Always hard to leave your authoritarian past behind. The changing of the guard at the President building

The nadir of this obsession with big and grand can be found at the Eagle Bridge which though by no means the largest symbol of stalinist excess is a suitable folly. This fine bridge adorned by four magnificent eagles spans a concrete drain containing a rivulet. This rivulet contains about as much water as the Darling River, in Australia.

For those unaware the magnificent Darling River, below Cubbie Station has been largely drained to within an inch of its life.

Monumentalism everywhere both ancient and modern, including the famous Eagle bridge and the river (ditch) it runs over)

Cubbie is a cotton farm in Queensland which has been allowed by Government to pretty much destroy the Darling River by extracting so much water, along with some other culprits, that the second longest river in Australia is now an empty ditch. Cubbie, extracts billions of litres of water to be wasted on a cotton crop. It’s a typical Australian plan. Take one of the world’s iconic rivers on the world’s driest continent and suck it dry for a crop that would be better grown almost anywhere else in the world.

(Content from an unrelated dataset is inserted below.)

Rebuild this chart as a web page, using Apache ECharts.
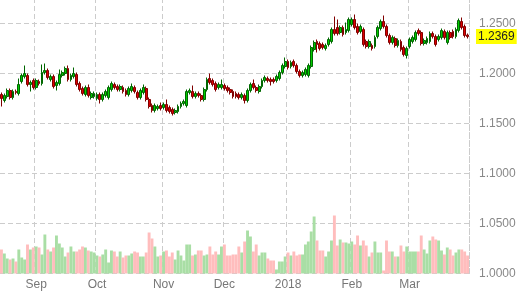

Nevertheless, despite being burdened with a large quantity of cynicism, I found Sofia, a pleasant city to visit. Most of the major attractions within the city centre boundary can be walked around in a day and the city is clean, open, populated with numerous gardens, has a good public transport system if you don’t feel like walking and is stacked with interesting buildings, if that’s your thing. It does have its idiosyncrasies among which are the paving of streets and public areas with large quantities of yellow pavers.

IMG_7365
The famous yellow pavers. More slippery than an Australian politician. Old communist party headquarters at rear.

These pavers not only are a distinct vomit yellow but are specially designed to ensure that, should it be wet, no visitor to Sofia shall walk the city without sliding and falling on them at least a couple of times. This presumably is an economy building exercise since injured tourists, unable to walk, stay longer and spend more money. While I didn’t witness the large number of rear end collisions that presumably occur when cars try and brake in the wet, these accidents, one assumes, these also add to the GDP in much the same way as wars and earthquakes.